(Instructions to follow)
Find and return each line containing "picture".

====== Dataset excerpt ======

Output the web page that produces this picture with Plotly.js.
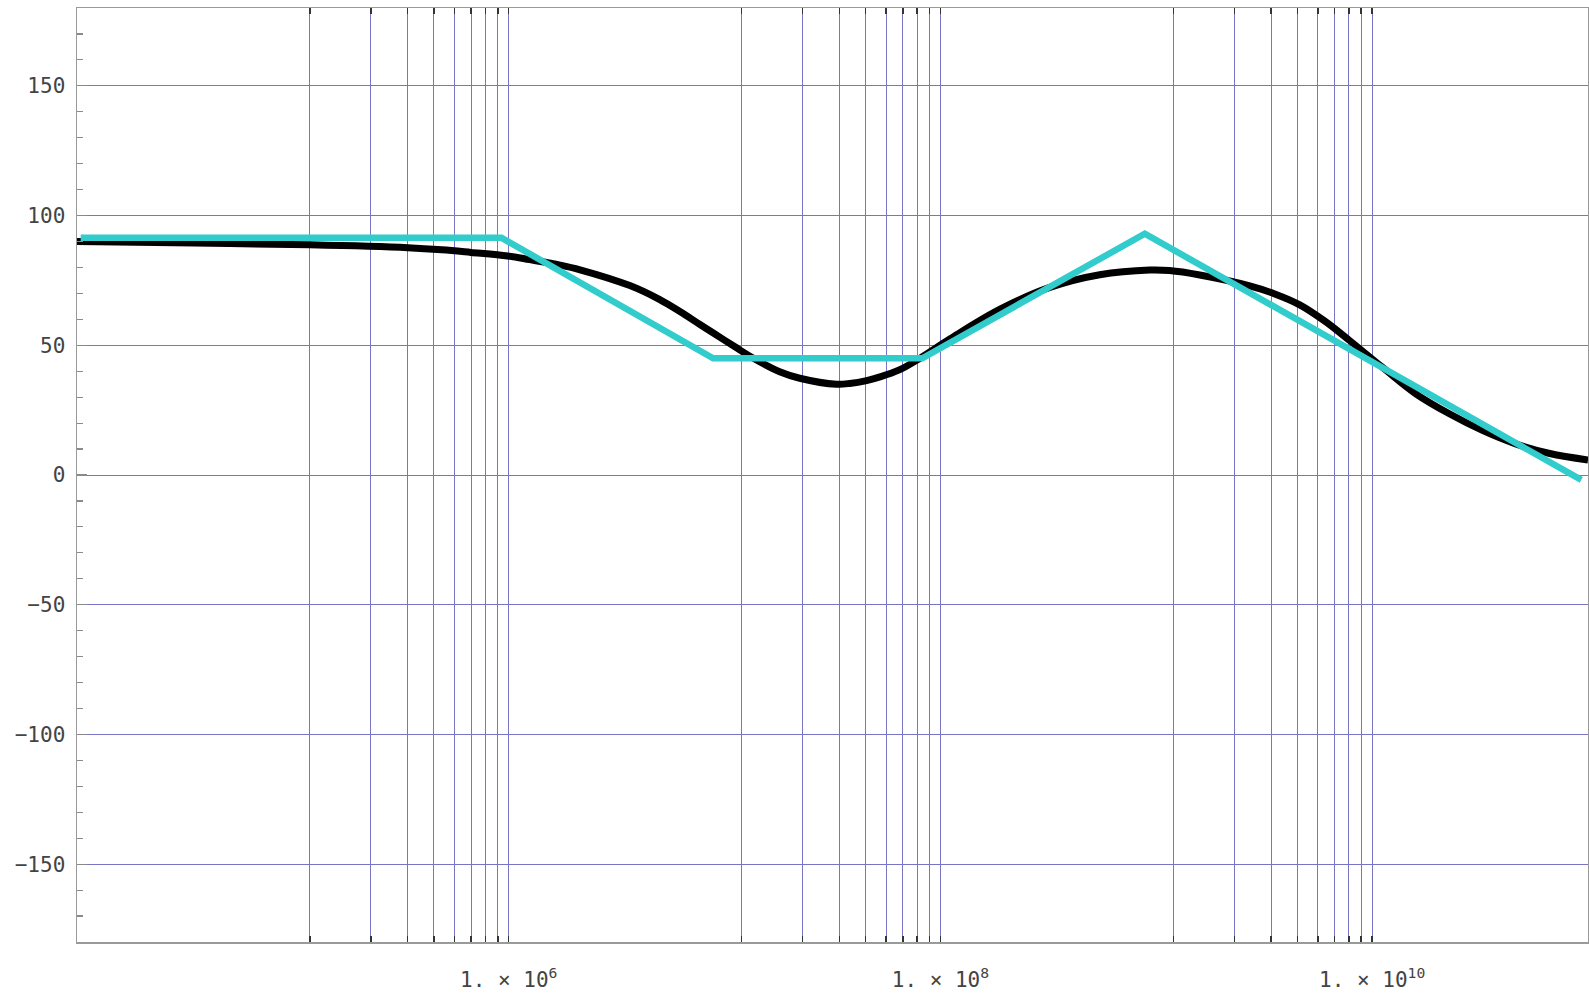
<!DOCTYPE html>
<html>
<head>
<meta charset="utf-8">
<script src="https://cdn.plot.ly/plotly-3.0.1.min.js"></script>
<style>
  html, body { margin: 0; padding: 0; background: #ffffff; }
  #chart { width: 1589px; height: 993px; }
</style>
</head>
<body>
<div id="chart"></div>
<script>
// Frequencies of the labelled decades and of the other vertical grid lines
const labelledFreqs = [1e6, 1e8, 1e10];
const labelledText = ["1. × 10<sup>6</sup>", "1. × 10<sup>8</sup>", "1. × 10<sup>10</sup>"];
const otherGridFreqs = [
  1.2e5, 2.3e5, 3.4e5, 4.5e5, 5.6e5, 6.7e5, 7.8e5, 8.9e5,
  1.2e7, 2.3e7, 3.4e7, 4.5e7, 5.6e7, 6.7e7, 7.8e7, 8.9e7,
  1.2e9, 2.3e9, 3.4e9, 4.5e9, 5.6e9, 6.7e9, 7.8e9, 8.9e9
];

// Exact phase curve (black)
const exactFreq = [
  1e4, 3.5e4, 1.2e5, 3.41e5, 4.9e5, 6.68e5, 9.9e5, 1.25e6, 1.73e6, 2.14e6,
  3.64e6, 5.01e6, 6.21e6, 7.69e6, 8.83e6, 1.117e7, 1.31e7, 1.80e7, 2.23e7, 3.30e7,
  3.8e7, 4.55e7, 5.25e7, 6.49e7, 8.04e7, 1.11e8, 1.88e8, 3.21e8, 5.47e8, 9.33e8,
  1.15e9, 1.59e9, 2.71e9, 3.54e9, 4.62e9, 6.04e9, 7.87e9, 1.12e10, 1.60e10, 2.29e10,
  3.26e10, 4.66e10, 6.65e10, 1e11
];
const exactPhase = [
  90.0, 89.4, 88.7, 87.6, 86.8, 85.8, 84.4, 83.0, 80.9, 79.1,
  73.0, 67.6, 63.0, 58.0, 54.8, 49.4, 45.8, 39.8, 37.3, 35.0,
  35.3, 36.4, 37.8, 40.6, 45.0, 52.5, 63.8, 72.3, 77.2, 79.0,
  78.8, 77.1, 72.9, 69.8, 65.6, 59.3, 51.8, 41.4, 31.2, 23.5,
  17.1, 11.9, 8.3, 5.8
];

// Asymptotic (straight-line) approximation (cyan)
const approxFreq = [1.04e4, 9.27e5, 8.85e6, 8.24e7, 8.85e8, 9.31e10];
const approxPhase = [91.4, 91.4, 45.0, 45.0, 93.0, -1.9];

const gridColor = "rgb(118,118,196)";
const frameColor = "#9a9a9a";
const tickFont = { family: "DejaVu Sans Mono, monospace", size: 21, color: "#444444" };

const traces = [
  {
    x: exactFreq, y: exactPhase, type: "scatter", mode: "lines",
    xaxis: "x2", yaxis: "y",
    line: { color: "#000000", width: 7, shape: "spline", smoothing: 1.0 },
    hoverinfo: "skip"
  },
  {
    x: approxFreq, y: approxPhase, type: "scatter", mode: "lines",
    xaxis: "x2", yaxis: "y",
    line: { color: "#33CCCC", width: 6.5 },
    hoverinfo: "skip"
  },
  {
    x: [], y: [], type: "scatter", mode: "lines",
    xaxis: "x", yaxis: "y", hoverinfo: "skip"
  }
];

const xCommon = {
  type: "log", range: [4, 11],
  tickmode: "array",
  ticks: "inside", ticklen: 6, tickwidth: 1.5, tickcolor: "#333333",
  showgrid: true, gridcolor: gridColor, gridwidth: 1,
  showline: true, linecolor: frameColor, linewidth: 1.5, mirror: "ticks",
  zeroline: false, fixedrange: true
};

const layout = {
  width: 1589, height: 993,
  margin: { l: 77, r: 1, t: 8, b: 51, pad: 0 },
  paper_bgcolor: "#ffffff", plot_bgcolor: "#ffffff",
  showlegend: false,
  xaxis: Object.assign({}, xCommon, {
    tickvals: labelledFreqs,
    ticktext: labelledText,
    tickfont: tickFont, ticklabelstandoff: 18
  }),
  xaxis2: Object.assign({}, xCommon, {
    overlaying: "x", side: "bottom",
    tickvals: otherGridFreqs,
    showticklabels: false
  }),
  yaxis: {
    range: [-180, 180],
    tickmode: "linear", tick0: 0, dtick: 50,
    ticks: "inside", ticklen: 10, tickwidth: 1.2, tickcolor: "#8a8a8a",
    minor: { dtick: 10, ticks: "inside", ticklen: 6, tickwidth: 1.2, tickcolor: "#8a8a8a", showgrid: false },
    showgrid: true, gridcolor: gridColor, gridwidth: 1,
    showline: true, linecolor: frameColor, linewidth: 1.5, mirror: true,
    zeroline: false, tickfont: tickFont, ticklabelstandoff: 6
  }
};

Plotly.newPlot("chart", traces, layout, { staticPlot: true, displayModeBar: false });
</script>
</body>
</html>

======

(Written answer)
Output the web page that produces this picture with Plotly.js.

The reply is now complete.